Descartes’s argument, however, presumes that reality is created through the senses of an individual; that is, my world — the computer in front of me, the music blasting in my ears, and the scrumptious smelling cookie in my hand — exists because of my perception of these objects. As a result, according to Descartes, because I may be in a dream state, my senses are creating a false reality, which in turn, causes the skepticism of all sensory beliefs. However, reality exists independent of my perception of an object. For example, if a coin is hidden underneath a book, I may not see the coin. Yet, even though my senses have deceived me, the coin continues to exist. In fact, my perception of reality has nothing to do with reality itself. Consequently, even if I am dreaming and I interpret my dreams as real, the outside reality still continues to exist.
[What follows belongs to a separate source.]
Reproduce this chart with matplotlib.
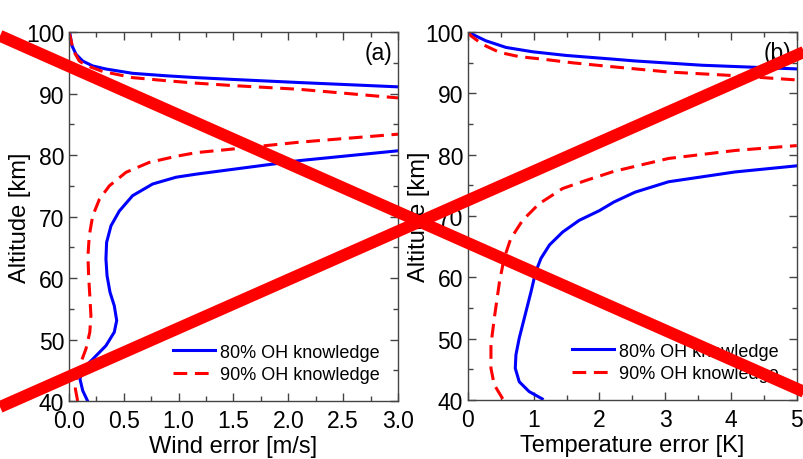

However, Descartes, in his dream argument, correlates the uncertainty of perception of reality with the uncertainty of reality itself. Yet even if we are dreaming, reality continues to exist, which in turn, prevents Descartes from destroying all sensory beliefs.

In conclusion, Descartes sets off to destroy the very foundation all beliefs rest upon. By doing so, he will have the opportunity to replace this dubitable basis with a more rigid, solid structure, creating no ambiguity in the sciences and mathematics. Yet, instead of individually disproving all beliefs, he tries to bring doubt into two major categories: beliefs derived from the senses and those from understanding. In his dream argument, he introduces that the idea that at the very moment, we may be dreaming; therefore, our senses would then be deceiving us. Furthermore, a malicious demon may be controlling our thoughts, poisoning the rationality of the world. As ridiculous as these two arguments sound, these two successfully bring reasonable doubt in all of our most basic beliefs, providing a means of destroying our belief system. Ultimately, we are only left with the belief that we have the capability to think.